Friday, 13 November 2015

Some I.T. Professional Business Pearls

Here are some thoughts on the many aspects of running an I.T. business in today’s world that have been garnered over my 13 years in business so far.

  • Never reveal business operations
    • Financial
    • Client’s names (don’t ever reveal clients supported to others)
    • Projects, Purchases, or other such products and services WE provide
  • Never volunteer _any_ information
  • Always keep scheduling information time related
    • I’m running behind, I’ll call in 15
    • I’m working on something that went sideways, let’s delay to tomorrow please
    • Always call, text, reach out in-person versus e-mail
      • If calling follow-up with an e-mail “thanks for allowing us to delay by a day” or some such note
    • We keep a priority band that our clients are aware of
      • Priority 1: Business Critical Outage
      • Priority 2: User down or problematic app
      • Priority 3: App updates, changes and such
      • Priority 4: All of the other stuff
  • Never, ever, give a customer poop for leaving
    • I learned this one the hard way
    • Business is business no matter how the termination was handled by the now former client
      • Never, ever, take things personally
    • Respect their decision and acquiesce with grace and integrity
    • Be silent
    • Resist the urge to be defensive - shut this one right down
    • Cooperate with the next I.T. company if need be
      • Give over the keys to the kingdom with ease
  • Always, and everywhere, do everything in writing
    • “Yes, Ms. Customer, I’d be more than happy to help you do X and it’ll be done on Y” via e-mail after a conversation
    • Always confirm project add-ons and scope creep with an e-mail indicating back charges and extras as they fall out of scope
    • Keep an extensive set of audit notes for each client
    • Keep an extensive change log for all clients
    • image Snip everything, name them accordingly, and keep them forever
    • Be disciplined and document everything
  • Use a time keeper
    • Outlook Tasks or CRM with due dates and reminders
    • OneNote notebook with Surface 4/Pro and pen close at hand
    • Note keeper pocket notebook and mechanical pencils
    • Write all requests down and transfer what needs to be to Outlook or CRM

The above is the culmination of my 13 years running our I.T. company.
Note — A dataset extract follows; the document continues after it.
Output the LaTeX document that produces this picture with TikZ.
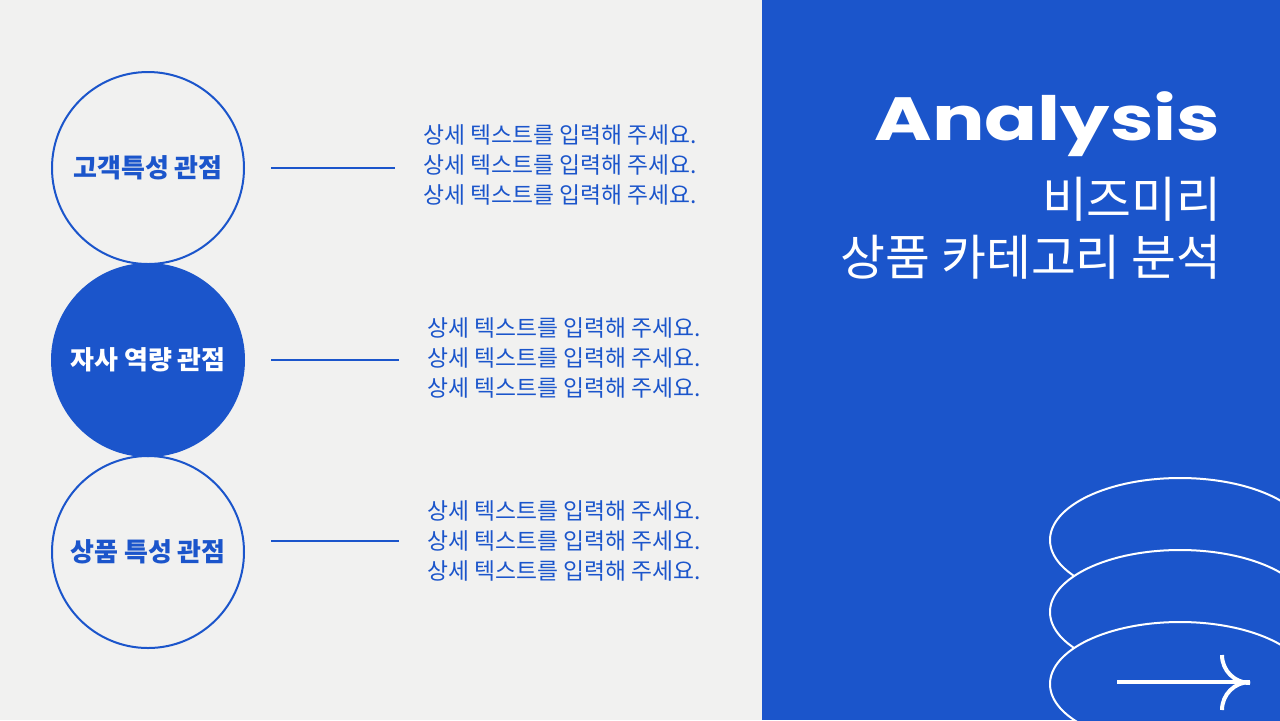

I hope it helps! :)

Philip Elder
Microsoft Cluster MVP
MPECS Inc.
Co-Author: SBS 2008 Blueprint Book

2 comments:

Paul Gillespie said...

Good list Philip. Interesting read, thanks.

Anonymous said...

Nice list,

Never comment on the oppositions work, only detail what would work best for the customer.

Try to have a set contact for IT issues in their company, they are your go to person for resolving the customer's staff problems.

Be prepared to let the costumer go if the dynamic is making either of you uncomfortable with any restriction on the quality of your work.

Documentation is part of a task, it is not an optional extra.